THE RISE OF BALL MILLS

Ball mills became the dominant fine-grinding machine in the 20th century. By 1900, the ball mill patent litigation in France had ended, and inventions to improve fine-grinding processes were in full flood. Inventing a machine is one thing, selling it another. One event that went far to establish the credibility of wet ball mills as fine-grinding machines was the installation, in 1910, of 64 Hardinge conical pebble mills in the retreatment plant of the Calumet and Hecla copper mine in Michigan’s Upper Peninsula.

Harlowe Hardinge was a consulting mining engineer who observed that large and small rocks moved at different rates when moving down an incline. It occurred to him that if a mill had a cylindrical section at the feed end attached to a long conical section at the discharge end, the rocks that were the grinding media would arrange themselves in the mill according to size, with the coarse media in the cylindrical section and the fine media spread along the conical section (Crushing and Grinding 1931).

This would improve the efficiency of grinding by breaking the coarse feed particles early in the mill, with coarse media and fine particles later in the mill with fine media. The same concept is used with classifying liners today. Figure 7.10 shows the mill that Hardinge built.

The Hardinge mill had trials in Pennsylvania and Missouri with pebbles as the grind­ing media, but it was at the renowned Calumet and Hecla Mine where it established a reputation as the most suitable machine for grinding hard metalliferous ores. Native copper had been mined in this Lake Superior region since prehistoric times (Drier and Du Temple 1961). The deposits were large, and several companies were mining ores containing native copper and primary copper sulphides in the 19th and 20th centuries. Milling practice at the Lake Superior mines in the 1850s was to break large boulders con­taining the copper by hand and then to use Blake jaw crushers and stamp mills for fur­ther breakage and to concentrate the copper minerals on jigging tables. This practice continued for decades, and the recovery of copper was always poor.

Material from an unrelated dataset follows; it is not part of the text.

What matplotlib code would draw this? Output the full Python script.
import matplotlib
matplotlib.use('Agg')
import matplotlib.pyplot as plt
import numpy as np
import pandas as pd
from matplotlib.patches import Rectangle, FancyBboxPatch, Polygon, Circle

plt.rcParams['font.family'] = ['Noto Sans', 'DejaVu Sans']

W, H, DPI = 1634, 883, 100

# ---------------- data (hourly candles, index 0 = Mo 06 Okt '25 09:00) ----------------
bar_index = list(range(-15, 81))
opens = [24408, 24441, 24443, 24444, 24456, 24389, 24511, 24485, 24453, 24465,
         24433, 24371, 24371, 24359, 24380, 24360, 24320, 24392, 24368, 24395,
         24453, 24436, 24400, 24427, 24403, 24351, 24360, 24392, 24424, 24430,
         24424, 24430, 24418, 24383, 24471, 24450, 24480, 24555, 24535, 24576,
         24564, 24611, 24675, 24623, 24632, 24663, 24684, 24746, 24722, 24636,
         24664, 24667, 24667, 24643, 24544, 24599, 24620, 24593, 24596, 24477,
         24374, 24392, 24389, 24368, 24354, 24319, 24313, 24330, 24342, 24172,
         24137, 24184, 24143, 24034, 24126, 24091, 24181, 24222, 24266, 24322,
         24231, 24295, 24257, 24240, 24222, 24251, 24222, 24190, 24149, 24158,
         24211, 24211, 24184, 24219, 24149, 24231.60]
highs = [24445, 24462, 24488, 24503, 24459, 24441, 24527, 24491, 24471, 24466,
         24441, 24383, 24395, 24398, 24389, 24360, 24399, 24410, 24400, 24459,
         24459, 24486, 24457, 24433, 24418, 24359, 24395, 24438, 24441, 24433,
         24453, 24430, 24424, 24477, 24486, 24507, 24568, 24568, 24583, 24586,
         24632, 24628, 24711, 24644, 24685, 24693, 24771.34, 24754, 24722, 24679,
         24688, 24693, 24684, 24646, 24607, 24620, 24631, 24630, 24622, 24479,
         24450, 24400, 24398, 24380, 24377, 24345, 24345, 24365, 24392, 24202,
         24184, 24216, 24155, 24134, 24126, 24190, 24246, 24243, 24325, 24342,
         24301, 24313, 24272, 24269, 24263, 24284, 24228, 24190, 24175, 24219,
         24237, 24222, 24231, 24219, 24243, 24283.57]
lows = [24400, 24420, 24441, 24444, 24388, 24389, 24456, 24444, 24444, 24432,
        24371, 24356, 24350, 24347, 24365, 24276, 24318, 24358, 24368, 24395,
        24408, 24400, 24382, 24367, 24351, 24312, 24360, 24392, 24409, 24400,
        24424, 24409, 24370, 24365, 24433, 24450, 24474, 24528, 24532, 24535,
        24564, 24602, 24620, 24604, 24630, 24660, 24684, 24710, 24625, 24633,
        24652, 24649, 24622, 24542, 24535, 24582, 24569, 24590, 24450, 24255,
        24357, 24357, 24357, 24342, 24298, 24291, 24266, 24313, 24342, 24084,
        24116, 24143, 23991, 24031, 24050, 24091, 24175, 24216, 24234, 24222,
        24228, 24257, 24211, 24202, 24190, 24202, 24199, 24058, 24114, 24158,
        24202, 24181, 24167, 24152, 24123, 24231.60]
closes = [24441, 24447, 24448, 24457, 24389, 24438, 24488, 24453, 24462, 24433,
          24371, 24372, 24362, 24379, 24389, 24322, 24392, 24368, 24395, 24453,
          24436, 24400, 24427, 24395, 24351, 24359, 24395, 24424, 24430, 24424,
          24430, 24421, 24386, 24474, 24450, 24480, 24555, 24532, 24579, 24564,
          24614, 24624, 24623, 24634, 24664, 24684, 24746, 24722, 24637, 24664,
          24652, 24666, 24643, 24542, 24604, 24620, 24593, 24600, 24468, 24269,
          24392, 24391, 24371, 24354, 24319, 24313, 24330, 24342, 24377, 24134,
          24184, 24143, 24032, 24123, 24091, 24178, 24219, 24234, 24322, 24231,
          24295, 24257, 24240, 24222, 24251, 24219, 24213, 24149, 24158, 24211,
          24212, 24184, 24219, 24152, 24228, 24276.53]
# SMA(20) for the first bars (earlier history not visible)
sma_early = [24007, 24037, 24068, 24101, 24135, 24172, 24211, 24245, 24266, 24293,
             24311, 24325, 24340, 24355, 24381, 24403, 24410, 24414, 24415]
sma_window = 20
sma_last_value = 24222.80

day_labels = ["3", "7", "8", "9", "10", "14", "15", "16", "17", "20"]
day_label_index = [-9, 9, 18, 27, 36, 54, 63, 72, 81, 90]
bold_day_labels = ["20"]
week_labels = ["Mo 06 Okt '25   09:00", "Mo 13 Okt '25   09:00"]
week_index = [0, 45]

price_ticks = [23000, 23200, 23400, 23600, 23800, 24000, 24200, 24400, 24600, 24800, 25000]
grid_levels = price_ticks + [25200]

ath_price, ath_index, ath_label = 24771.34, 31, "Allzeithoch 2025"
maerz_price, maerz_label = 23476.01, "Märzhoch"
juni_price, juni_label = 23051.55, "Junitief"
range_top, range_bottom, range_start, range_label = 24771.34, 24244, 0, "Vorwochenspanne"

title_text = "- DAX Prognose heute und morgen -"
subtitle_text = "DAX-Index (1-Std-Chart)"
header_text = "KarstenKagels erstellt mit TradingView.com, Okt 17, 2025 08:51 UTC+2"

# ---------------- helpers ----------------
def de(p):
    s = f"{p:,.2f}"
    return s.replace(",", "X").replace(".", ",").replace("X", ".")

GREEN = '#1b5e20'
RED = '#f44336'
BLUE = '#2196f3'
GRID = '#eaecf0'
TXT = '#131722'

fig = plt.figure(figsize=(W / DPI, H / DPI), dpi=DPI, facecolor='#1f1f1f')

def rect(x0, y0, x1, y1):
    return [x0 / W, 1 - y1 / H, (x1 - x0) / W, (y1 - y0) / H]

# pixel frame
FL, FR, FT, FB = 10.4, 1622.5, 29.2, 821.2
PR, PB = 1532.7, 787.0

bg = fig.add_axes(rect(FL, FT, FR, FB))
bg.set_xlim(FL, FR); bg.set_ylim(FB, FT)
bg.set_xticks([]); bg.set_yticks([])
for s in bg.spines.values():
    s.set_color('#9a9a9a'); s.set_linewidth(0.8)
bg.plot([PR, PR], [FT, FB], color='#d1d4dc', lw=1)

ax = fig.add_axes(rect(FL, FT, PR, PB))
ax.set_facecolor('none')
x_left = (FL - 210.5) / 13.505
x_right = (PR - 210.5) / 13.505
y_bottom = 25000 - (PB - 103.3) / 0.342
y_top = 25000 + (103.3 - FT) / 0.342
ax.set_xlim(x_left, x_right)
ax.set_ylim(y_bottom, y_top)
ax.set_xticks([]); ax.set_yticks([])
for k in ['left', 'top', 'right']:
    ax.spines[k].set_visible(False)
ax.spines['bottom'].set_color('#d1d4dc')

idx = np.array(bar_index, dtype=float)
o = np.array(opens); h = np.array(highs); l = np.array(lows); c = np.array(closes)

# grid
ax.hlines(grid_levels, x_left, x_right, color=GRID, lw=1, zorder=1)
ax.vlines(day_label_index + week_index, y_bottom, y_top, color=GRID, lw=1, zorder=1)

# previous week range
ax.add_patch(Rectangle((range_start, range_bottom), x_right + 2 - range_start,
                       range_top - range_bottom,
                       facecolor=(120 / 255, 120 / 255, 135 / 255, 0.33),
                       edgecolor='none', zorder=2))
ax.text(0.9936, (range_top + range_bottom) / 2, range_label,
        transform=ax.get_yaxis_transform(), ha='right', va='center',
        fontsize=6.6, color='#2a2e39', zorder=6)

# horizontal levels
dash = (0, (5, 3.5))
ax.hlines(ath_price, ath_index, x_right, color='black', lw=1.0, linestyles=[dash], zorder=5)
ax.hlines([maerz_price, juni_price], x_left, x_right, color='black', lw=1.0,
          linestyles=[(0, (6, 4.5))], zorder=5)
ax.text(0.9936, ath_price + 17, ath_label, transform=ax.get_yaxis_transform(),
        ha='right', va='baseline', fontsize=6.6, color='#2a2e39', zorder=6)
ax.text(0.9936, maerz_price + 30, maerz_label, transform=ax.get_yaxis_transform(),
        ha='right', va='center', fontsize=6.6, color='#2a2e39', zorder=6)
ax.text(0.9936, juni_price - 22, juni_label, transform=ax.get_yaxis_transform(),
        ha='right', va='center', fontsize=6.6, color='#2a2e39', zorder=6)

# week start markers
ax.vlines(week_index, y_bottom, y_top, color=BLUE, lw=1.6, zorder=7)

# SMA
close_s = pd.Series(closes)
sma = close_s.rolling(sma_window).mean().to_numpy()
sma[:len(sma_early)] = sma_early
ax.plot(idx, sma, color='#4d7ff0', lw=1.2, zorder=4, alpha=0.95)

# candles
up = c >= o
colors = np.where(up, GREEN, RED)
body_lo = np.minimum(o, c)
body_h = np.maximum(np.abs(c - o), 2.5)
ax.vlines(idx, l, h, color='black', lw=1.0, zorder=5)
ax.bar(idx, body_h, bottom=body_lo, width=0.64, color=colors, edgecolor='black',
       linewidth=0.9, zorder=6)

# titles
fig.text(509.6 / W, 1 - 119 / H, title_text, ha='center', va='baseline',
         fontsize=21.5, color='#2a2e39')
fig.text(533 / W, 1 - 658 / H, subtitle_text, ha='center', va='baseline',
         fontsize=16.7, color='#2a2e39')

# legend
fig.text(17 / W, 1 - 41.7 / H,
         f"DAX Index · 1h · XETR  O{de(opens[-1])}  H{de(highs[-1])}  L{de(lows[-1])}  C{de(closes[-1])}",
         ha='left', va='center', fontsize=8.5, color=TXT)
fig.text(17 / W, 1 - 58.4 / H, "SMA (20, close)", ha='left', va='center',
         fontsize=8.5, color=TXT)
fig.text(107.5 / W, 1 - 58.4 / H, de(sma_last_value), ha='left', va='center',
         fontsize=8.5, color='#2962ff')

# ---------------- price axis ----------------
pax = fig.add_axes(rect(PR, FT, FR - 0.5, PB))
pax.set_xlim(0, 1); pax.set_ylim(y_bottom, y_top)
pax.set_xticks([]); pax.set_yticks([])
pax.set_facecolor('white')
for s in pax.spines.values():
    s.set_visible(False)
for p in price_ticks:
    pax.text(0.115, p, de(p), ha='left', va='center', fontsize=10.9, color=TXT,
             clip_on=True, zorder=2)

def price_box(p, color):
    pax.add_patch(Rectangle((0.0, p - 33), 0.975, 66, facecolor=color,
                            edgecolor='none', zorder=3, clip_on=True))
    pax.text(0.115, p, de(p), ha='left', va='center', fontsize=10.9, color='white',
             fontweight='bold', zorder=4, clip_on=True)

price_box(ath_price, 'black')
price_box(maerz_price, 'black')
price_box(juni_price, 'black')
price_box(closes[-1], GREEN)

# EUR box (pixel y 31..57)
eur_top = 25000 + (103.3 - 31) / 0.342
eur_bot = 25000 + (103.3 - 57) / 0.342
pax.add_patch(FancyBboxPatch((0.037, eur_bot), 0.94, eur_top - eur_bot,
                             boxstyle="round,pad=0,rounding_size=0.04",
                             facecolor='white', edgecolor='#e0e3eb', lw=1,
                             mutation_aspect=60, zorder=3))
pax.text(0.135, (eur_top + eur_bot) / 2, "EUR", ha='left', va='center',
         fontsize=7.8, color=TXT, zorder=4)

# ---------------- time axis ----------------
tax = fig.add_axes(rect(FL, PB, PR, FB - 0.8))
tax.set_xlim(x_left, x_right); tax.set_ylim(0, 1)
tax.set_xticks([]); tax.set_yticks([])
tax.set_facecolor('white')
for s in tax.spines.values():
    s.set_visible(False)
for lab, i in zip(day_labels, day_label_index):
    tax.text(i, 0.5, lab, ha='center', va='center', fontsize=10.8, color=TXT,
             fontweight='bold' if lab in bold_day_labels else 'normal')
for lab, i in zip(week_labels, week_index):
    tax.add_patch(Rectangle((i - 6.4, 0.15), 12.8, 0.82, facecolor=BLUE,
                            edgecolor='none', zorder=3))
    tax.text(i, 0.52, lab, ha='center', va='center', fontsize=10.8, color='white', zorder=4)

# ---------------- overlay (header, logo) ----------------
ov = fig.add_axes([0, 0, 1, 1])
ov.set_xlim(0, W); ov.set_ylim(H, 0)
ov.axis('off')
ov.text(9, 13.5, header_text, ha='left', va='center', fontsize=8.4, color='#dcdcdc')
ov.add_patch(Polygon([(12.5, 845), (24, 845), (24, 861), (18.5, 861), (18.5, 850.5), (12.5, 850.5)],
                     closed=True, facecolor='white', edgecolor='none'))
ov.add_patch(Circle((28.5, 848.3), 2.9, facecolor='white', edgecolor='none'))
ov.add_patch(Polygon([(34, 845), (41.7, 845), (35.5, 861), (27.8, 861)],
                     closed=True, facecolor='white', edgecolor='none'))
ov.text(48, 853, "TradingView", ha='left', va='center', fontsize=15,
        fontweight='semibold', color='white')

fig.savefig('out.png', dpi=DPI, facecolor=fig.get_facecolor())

In 1908, the management of the Calumet and Hecla Mine, which had become the main operating company in the region, installed a processing plant to extract copper from 37 million tons of tailings that had accumulated over 50 years. These tailings con­tained 5 kg (11 lb; 0.5%) of copper per ton of ore (Benedict 1955), but they were hard and tough and had to be ground from 6 mm to -0.2 mm. It was the practice at the time when building new plants to run a competitive test between machines from rival manu­facturers. A 12-month trial was carried out with three different mills—a tube mill, a Chilean mill, and the Hardinge conical mill. The demanding test was won by the Hardinge mill, and the result was that 64 open-circuit mills were installed in a new tailings treatment plant, each 2.6 m in diameter with a 0.5-m cylindrical section and using flint pebbles as grinding media. They are shown in Figure 7.11.

The use of the Hardinge mill increased copper recovery immediately to 75%, and, when steel balls replaced the flint pebbles a few years later and increased the energy that could be used in grinding, this recovery rose to 90%. By then, flotation was also being used, so how much of the total increase was the result of flotation and how much resulted from finer grinding is not known. It is sufficient to say that both the tumbling mill and the type of media used contributed to a substantial increase in the recovery of copper.